--- Start INPUT ---

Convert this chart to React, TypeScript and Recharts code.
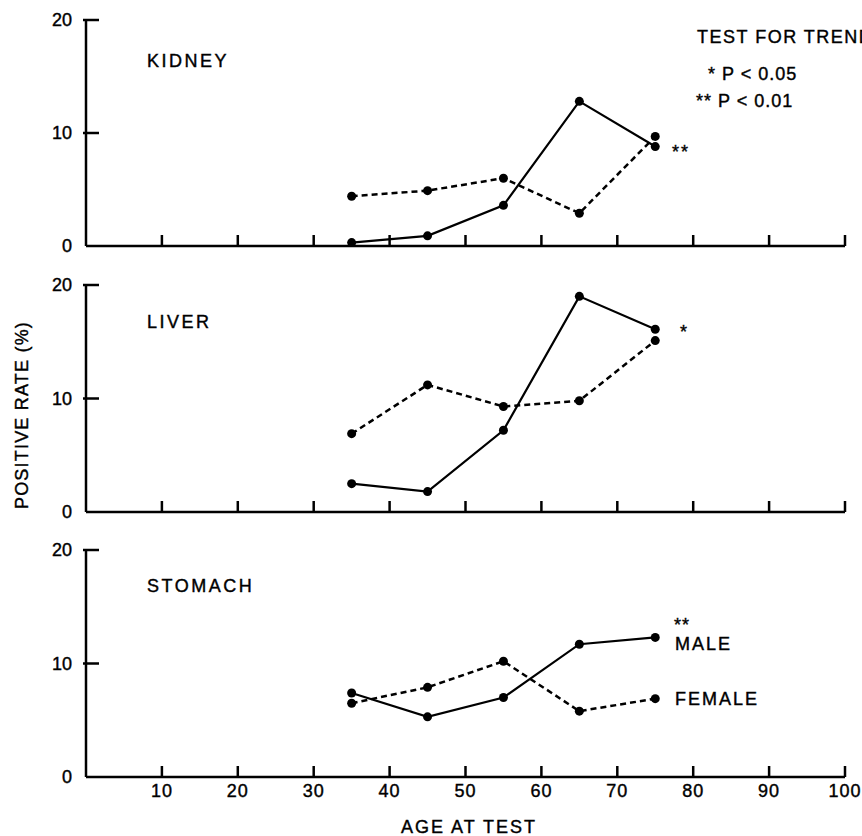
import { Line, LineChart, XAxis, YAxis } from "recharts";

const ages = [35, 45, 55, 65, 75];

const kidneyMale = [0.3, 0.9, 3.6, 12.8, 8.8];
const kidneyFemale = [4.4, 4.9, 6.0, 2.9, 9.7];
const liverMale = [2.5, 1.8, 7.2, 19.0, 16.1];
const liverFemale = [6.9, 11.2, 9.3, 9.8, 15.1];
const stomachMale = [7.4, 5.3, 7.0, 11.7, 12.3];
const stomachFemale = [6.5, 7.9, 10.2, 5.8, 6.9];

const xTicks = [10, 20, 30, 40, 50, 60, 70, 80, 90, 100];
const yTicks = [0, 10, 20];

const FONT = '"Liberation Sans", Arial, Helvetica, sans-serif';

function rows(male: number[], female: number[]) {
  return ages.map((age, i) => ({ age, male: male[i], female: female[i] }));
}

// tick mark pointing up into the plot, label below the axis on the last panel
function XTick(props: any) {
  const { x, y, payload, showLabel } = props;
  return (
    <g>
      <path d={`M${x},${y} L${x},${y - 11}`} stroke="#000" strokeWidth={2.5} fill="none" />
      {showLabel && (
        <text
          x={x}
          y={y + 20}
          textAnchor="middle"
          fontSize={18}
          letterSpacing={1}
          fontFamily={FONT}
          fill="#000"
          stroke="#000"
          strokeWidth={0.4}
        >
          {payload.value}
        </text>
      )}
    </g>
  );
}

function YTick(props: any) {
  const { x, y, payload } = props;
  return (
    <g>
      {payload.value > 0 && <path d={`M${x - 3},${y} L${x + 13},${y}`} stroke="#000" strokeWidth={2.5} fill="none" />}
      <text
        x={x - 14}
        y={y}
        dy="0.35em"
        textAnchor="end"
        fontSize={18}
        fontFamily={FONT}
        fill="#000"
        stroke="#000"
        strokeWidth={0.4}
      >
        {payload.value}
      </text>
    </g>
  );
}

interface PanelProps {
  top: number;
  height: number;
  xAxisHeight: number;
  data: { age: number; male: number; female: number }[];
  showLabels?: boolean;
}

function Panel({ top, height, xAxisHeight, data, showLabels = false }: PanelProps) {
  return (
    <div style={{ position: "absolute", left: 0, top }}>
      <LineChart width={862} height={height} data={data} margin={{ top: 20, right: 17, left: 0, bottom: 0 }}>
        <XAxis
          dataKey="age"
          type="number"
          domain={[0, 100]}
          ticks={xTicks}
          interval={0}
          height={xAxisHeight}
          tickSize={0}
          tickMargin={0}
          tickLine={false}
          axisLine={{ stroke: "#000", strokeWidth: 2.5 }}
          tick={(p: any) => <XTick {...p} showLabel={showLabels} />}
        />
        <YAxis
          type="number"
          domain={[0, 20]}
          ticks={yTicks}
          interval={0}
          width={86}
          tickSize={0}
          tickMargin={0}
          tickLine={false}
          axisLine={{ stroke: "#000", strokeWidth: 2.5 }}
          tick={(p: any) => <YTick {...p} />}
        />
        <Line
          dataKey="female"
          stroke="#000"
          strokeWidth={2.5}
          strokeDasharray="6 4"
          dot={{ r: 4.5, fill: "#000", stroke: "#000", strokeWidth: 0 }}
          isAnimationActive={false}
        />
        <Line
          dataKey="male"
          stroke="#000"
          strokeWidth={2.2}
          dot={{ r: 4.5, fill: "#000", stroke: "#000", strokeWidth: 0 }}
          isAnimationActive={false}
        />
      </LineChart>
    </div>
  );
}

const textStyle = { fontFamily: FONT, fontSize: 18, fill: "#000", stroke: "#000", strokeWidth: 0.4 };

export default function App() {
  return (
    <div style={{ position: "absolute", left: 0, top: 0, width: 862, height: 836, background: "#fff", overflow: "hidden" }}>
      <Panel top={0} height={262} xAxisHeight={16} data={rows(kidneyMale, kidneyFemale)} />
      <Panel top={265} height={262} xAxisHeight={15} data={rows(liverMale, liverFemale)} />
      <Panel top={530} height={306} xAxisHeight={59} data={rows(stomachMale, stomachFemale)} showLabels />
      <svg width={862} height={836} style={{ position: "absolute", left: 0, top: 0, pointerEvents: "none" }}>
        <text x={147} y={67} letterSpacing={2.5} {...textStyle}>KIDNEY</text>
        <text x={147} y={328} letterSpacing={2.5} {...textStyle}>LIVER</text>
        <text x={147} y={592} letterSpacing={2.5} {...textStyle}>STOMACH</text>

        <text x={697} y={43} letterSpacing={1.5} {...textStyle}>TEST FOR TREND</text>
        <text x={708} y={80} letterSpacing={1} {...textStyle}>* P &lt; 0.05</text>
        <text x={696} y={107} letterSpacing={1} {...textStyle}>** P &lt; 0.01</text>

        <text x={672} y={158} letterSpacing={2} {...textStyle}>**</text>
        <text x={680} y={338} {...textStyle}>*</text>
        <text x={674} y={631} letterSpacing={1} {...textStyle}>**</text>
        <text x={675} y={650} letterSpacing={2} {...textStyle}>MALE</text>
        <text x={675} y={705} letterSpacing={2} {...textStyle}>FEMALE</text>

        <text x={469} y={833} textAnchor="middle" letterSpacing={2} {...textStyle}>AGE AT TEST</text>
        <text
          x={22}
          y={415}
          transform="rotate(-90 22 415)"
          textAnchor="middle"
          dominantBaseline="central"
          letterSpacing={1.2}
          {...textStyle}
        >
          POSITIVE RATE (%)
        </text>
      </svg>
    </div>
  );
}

--- End INPUT ---
--- Start INPUT ---

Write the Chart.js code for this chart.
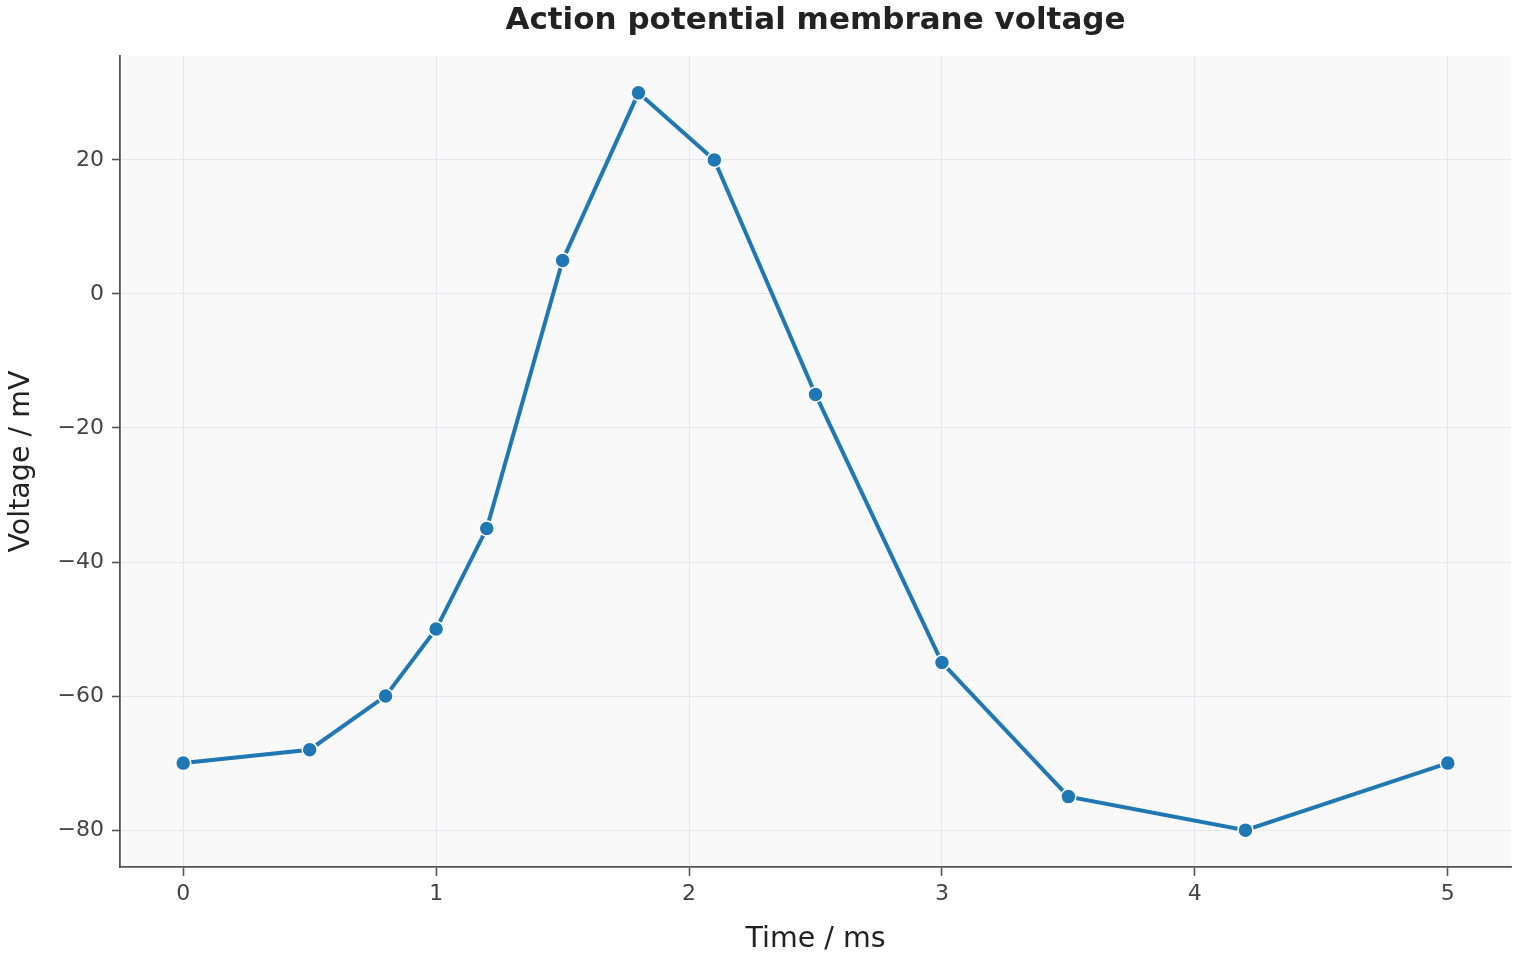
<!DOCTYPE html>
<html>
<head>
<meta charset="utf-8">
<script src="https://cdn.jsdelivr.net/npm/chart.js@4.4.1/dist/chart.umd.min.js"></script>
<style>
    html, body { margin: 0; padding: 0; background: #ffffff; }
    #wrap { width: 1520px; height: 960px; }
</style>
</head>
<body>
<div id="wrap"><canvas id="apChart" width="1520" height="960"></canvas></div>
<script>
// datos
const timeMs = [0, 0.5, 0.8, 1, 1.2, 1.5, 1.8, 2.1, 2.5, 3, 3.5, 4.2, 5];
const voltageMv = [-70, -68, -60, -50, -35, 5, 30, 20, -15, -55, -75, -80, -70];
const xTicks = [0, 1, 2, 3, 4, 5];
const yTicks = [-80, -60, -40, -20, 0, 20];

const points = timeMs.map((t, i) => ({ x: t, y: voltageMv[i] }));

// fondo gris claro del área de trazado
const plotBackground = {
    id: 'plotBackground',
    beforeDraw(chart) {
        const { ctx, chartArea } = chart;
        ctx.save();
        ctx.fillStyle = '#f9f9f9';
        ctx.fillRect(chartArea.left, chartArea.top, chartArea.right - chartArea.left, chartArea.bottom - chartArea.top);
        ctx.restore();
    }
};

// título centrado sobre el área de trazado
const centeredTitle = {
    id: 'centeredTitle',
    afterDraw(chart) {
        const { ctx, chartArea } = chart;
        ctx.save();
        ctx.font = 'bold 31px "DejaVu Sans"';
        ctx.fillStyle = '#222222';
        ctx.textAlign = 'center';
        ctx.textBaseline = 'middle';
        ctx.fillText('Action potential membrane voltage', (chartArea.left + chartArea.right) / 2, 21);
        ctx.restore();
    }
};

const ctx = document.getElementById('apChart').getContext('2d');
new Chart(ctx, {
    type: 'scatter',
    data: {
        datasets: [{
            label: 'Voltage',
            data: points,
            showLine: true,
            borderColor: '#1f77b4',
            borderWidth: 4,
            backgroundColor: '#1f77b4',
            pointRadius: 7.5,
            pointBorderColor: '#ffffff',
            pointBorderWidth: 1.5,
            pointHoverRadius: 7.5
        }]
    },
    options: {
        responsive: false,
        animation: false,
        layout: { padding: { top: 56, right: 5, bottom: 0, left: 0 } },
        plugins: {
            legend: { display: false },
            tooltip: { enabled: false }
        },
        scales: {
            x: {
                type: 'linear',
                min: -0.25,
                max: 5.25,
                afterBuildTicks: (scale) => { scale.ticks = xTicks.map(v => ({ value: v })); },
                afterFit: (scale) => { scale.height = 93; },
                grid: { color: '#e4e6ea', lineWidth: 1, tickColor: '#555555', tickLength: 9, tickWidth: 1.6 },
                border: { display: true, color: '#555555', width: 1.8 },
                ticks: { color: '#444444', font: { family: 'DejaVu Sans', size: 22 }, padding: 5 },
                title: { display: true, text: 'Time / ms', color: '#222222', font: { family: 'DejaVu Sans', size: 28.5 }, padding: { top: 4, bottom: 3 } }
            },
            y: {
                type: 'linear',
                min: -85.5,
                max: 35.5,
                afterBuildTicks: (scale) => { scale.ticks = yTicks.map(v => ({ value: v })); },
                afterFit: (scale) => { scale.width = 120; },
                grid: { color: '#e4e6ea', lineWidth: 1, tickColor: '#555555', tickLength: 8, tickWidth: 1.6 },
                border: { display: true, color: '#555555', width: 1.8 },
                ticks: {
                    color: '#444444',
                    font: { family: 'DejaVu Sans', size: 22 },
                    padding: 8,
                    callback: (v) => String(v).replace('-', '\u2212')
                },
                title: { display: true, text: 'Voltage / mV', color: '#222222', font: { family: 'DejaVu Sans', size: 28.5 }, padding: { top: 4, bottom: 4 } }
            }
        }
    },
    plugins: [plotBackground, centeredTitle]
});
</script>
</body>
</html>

--- End INPUT ---
--- Start INPUT ---

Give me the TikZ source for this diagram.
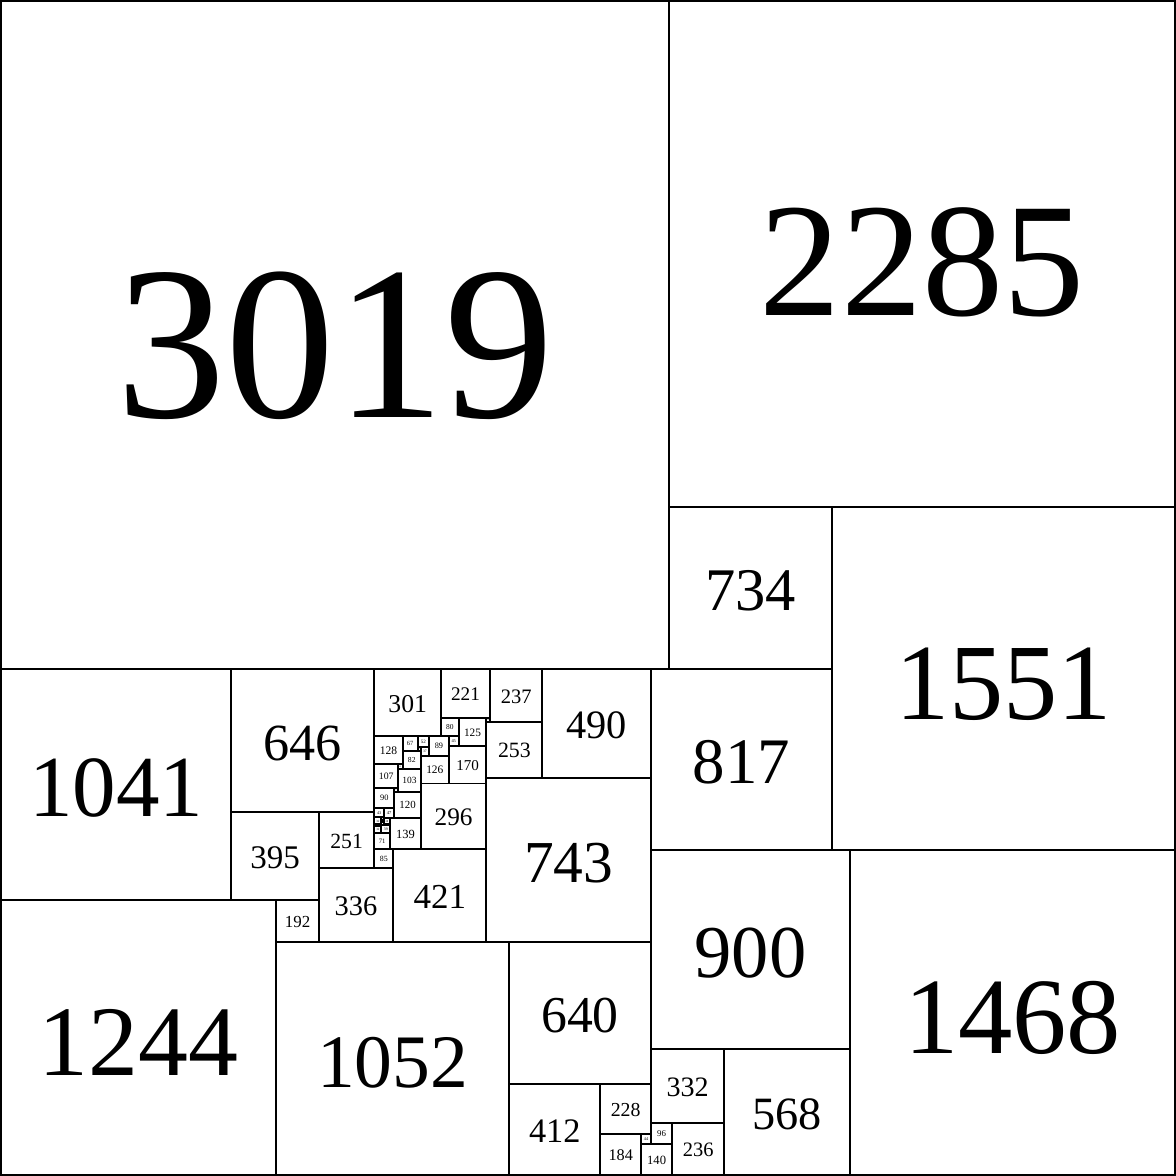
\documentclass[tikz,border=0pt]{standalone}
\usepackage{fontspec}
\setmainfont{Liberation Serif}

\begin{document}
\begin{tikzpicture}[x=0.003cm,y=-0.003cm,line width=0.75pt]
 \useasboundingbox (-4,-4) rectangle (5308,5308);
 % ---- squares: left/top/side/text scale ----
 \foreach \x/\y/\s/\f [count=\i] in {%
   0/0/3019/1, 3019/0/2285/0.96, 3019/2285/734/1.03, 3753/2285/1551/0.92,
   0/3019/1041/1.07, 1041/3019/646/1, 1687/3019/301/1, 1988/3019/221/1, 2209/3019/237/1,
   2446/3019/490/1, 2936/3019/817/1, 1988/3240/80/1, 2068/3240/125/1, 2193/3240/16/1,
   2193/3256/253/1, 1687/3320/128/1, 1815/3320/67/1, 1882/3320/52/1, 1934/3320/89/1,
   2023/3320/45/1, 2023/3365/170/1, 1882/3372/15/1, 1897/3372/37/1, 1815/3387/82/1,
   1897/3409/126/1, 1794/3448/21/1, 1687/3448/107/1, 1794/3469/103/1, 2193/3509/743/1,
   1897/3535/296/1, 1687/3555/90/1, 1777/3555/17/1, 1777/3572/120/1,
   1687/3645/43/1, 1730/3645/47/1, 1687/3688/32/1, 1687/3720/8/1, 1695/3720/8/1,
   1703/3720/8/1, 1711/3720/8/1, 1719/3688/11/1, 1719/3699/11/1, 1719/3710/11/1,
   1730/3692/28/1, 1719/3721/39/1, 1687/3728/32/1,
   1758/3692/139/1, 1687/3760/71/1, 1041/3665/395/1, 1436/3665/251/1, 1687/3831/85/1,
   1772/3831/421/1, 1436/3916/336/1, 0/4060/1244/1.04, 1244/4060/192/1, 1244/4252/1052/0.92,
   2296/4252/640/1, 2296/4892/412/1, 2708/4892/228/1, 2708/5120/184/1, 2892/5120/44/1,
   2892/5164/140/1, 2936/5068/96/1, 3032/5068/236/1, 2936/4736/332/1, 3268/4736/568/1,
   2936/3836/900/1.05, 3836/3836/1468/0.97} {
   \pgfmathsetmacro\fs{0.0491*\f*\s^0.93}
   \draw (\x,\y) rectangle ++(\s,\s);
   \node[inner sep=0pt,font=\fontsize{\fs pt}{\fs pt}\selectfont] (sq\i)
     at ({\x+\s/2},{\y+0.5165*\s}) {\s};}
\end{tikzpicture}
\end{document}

--- End INPUT ---

*TASK OBJECTIVE:* Give back, unchanged, each line from the one containing "Convert this chart" through the one containing "const ages = [35, 45, 55, 65, 75];". Pictures are to be left out.

*OUTPUT:*
Convert this chart to React, TypeScript and Recharts code.
import { Line, LineChart, XAxis, YAxis } from "recharts";

const ages = [35, 45, 55, 65, 75];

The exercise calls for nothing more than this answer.